== PROBLEM TO SOLVE ==
Starting with the first line of the listing, quote each line exactly until and including the one with "const yStep = 0.002;", leaving pictures out.

-- begin DATA SHOWN --

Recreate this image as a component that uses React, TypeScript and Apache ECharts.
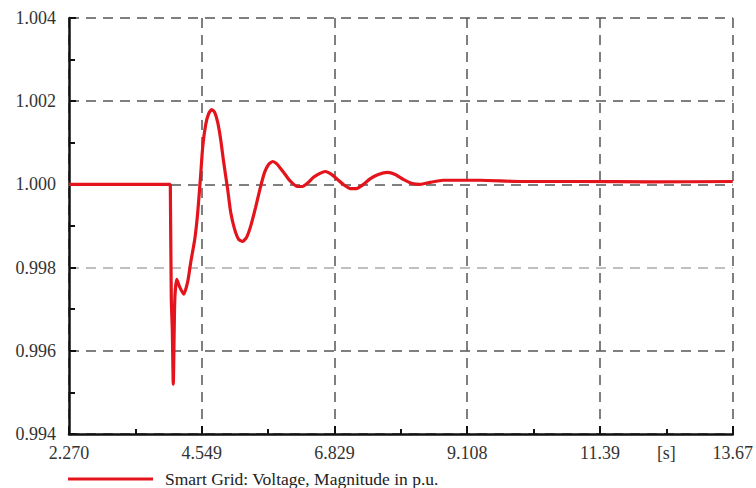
import React, { useEffect, useRef } from "react";
import * as echarts from "echarts";

const seriesName = "Smart Grid: Voltage, Magnitude in p.u.";
const timeS = [
  2.270, 4.010, 4.018, 4.027, 4.044, 4.061, 4.087, 4.121, 4.172, 4.241, 4.310, 4.361, 4.430, 4.481,
  4.532, 4.567, 4.618, 4.669, 4.721, 4.772, 4.824, 4.875, 4.927, 4.995, 5.047, 5.115, 5.184, 5.252,
  5.321, 5.389, 5.475, 5.561, 5.629, 5.698, 5.766, 5.835, 5.955, 6.075, 6.195, 6.280, 6.383, 6.469,
  6.572, 6.675, 6.778, 6.881, 7.000, 7.103, 7.206, 7.326, 7.446, 7.583, 7.737, 7.874, 8.012, 8.166,
  8.303, 8.474, 8.697, 8.989, 9.331, 10.017, 11.045, 12.245, 13.67,
];
const voltagePu = [
  1.0, 1.0, 1.0, 0.99724, 0.99652, 0.9952, 0.99724, 0.99772, 0.99753, 0.99736, 0.99767, 0.99813, 0.99868, 0.99933,
  1.00024, 1.00091, 1.00144, 1.0017, 1.0018, 1.00173, 1.00149, 1.00108, 1.00053, 0.99988, 0.99933, 0.99892, 0.99868, 0.99863,
  0.99873, 0.99899, 0.99945, 0.99995, 1.00029, 1.00048, 1.00055, 1.0005, 1.00029, 1.00007, 0.99995, 0.99995, 1.00005, 1.00017,
  1.00026, 1.00031, 1.00024, 1.00012, 0.99998, 0.9999, 0.9999, 1.0, 1.00014, 1.00024, 1.00029, 1.00024, 1.00012, 1.00002,
  1.0, 1.00005, 1.0001, 1.0001, 1.0001, 1.00007, 1.00007, 1.00006, 1.00007,
];
const xMajorTicks = [2.270, 4.549, 6.829, 9.108, 11.39, 13.67];
const xMajorLabels = ["2.270", "4.549", "6.829", "9.108", "11.39", "13.67"];
const xMinorTicks = [3.4095, 5.689, 7.9685, 10.249, 12.53];
const xUnitTick = 12.53;
const xUnitLabel = "[s]";
const yMin = 0.994;
const yMax = 1.004;
const yStep = 0.002;

export default function App() {
  const ref = useRef<HTMLDivElement>(null);
  useEffect(() => {
    if (!ref.current) return;
    const chart = echarts.init(ref.current, null, { renderer: "svg" });
    const font = "'Liberation Serif', 'DejaVu Serif', serif";
    const data = timeS.map((t, i) => [t, voltagePu[i]]);
    chart.setOption({
      animation: false,
      backgroundColor: "#ffffff",
      grid: { left: 69, right: 23, top: 18, bottom: 54, containLabel: false },
      legend: {
        data: [{ name: seriesName, icon: "rect" }],
        left: 68,
        top: 470,
        padding: 0,
        itemWidth: 85,
        itemHeight: 3,
        itemGap: 10,
        textStyle: { fontFamily: font, fontSize: 17.5, color: "#222", padding: [0, 0, 0, 7] },
      },
      xAxis: [
        {
          type: "value",
          min: 2.270,
          max: 13.67,
          axisLine: { show: true, onZero: false, lineStyle: { color: "#111", width: 2.5 } },
          axisTick: { show: true, inside: true, length: 8, customValues: xMajorTicks, lineStyle: { color: "#111", width: 2 } },
          axisLabel: {
            customValues: [...xMajorTicks, xUnitTick],
            fontFamily: font,
            fontSize: 18,
            color: "#333",
            margin: 10,
            showMinLabel: true,
            showMaxLabel: true,
            formatter: (v: number) => {
              if (Math.abs(v - xUnitTick) < 1e-6) return xUnitLabel;
              let best = 0;
              xMajorTicks.forEach((t, i) => {
                if (Math.abs(t - v) < Math.abs(xMajorTicks[best] - v)) best = i;
              });
              return xMajorLabels[best];
            },
          },
          splitLine: { show: true, lineStyle: { color: "#555", width: 1.5, type: [10, 7] } },
        },
        {
          type: "value",
          min: 2.270,
          max: 13.67,
          position: "bottom",
          axisLine: { show: false, onZero: false },
          axisTick: { show: true, inside: true, length: 5, customValues: xMinorTicks, lineStyle: { color: "#111", width: 2 } },
          axisLabel: { show: false },
          splitLine: { show: false },
        },
      ],
      yAxis: {
        type: "value",
        min: yMin,
        max: yMax,
        interval: yStep,
        axisLine: { show: true, onZero: false, lineStyle: { color: "#111", width: 2.5 } },
        axisTick: { show: true, inside: true, length: 7, lineStyle: { color: "#111", width: 2 } },
        minorTick: { show: true, splitNumber: 2, length: 6, lineStyle: { color: "#111", width: 2 } },
        axisLabel: {
          fontFamily: font,
          fontSize: 18,
          color: "#333",
          margin: 13,
          formatter: (v: number) => v.toFixed(3),
        },
        splitLine: {
          show: true,
          lineStyle: { color: ["#555", "#555", "#aaa", "#555", "#555", "#555"], width: 1.5, type: [10, 7] },
        },
      },
      series: [
        {
          name: seriesName,
          type: "line",
          data,
          showSymbol: false,
          smooth: 0.2,
          lineStyle: { color: "#e3141c", width: 3.2 },
          itemStyle: { color: "#e3141c" },
          z: 5,
        },
      ],
    });
    return () => chart.dispose();
  }, []);
  return <div ref={ref} style={{ width: 756, height: 488, position: "fixed", left: 0, top: 0 }} />;
}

-- end DATA SHOWN --

== TASK RESULT ==
Recreate this image as a component that uses React, TypeScript and Apache ECharts.
import React, { useEffect, useRef } from "react";
import * as echarts from "echarts";

const seriesName = "Smart Grid: Voltage, Magnitude in p.u.";
const timeS = [
  2.270, 4.010, 4.018, 4.027, 4.044, 4.061, 4.087, 4.121, 4.172, 4.241, 4.310, 4.361, 4.430, 4.481,
  4.532, 4.567, 4.618, 4.669, 4.721, 4.772, 4.824, 4.875, 4.927, 4.995, 5.047, 5.115, 5.184, 5.252,
  5.321, 5.389, 5.475, 5.561, 5.629, 5.698, 5.766, 5.835, 5.955, 6.075, 6.195, 6.280, 6.383, 6.469,
  6.572, 6.675, 6.778, 6.881, 7.000, 7.103, 7.206, 7.326, 7.446, 7.583, 7.737, 7.874, 8.012, 8.166,
  8.303, 8.474, 8.697, 8.989, 9.331, 10.017, 11.045, 12.245, 13.67,
];
const voltagePu = [
  1.0, 1.0, 1.0, 0.99724, 0.99652, 0.9952, 0.99724, 0.99772, 0.99753, 0.99736, 0.99767, 0.99813, 0.99868, 0.99933,
  1.00024, 1.00091, 1.00144, 1.0017, 1.0018, 1.00173, 1.00149, 1.00108, 1.00053, 0.99988, 0.99933, 0.99892, 0.99868, 0.99863,
  0.99873, 0.99899, 0.99945, 0.99995, 1.00029, 1.00048, 1.00055, 1.0005, 1.00029, 1.00007, 0.99995, 0.99995, 1.00005, 1.00017,
  1.00026, 1.00031, 1.00024, 1.00012, 0.99998, 0.9999, 0.9999, 1.0, 1.00014, 1.00024, 1.00029, 1.00024, 1.00012, 1.00002,
  1.0, 1.00005, 1.0001, 1.0001, 1.0001, 1.00007, 1.00007, 1.00006, 1.00007,
];
const xMajorTicks = [2.270, 4.549, 6.829, 9.108, 11.39, 13.67];
const xMajorLabels = ["2.270", "4.549", "6.829", "9.108", "11.39", "13.67"];
const xMinorTicks = [3.4095, 5.689, 7.9685, 10.249, 12.53];
const xUnitTick = 12.53;
const xUnitLabel = "[s]";
const yMin = 0.994;
const yMax = 1.004;
const yStep = 0.002;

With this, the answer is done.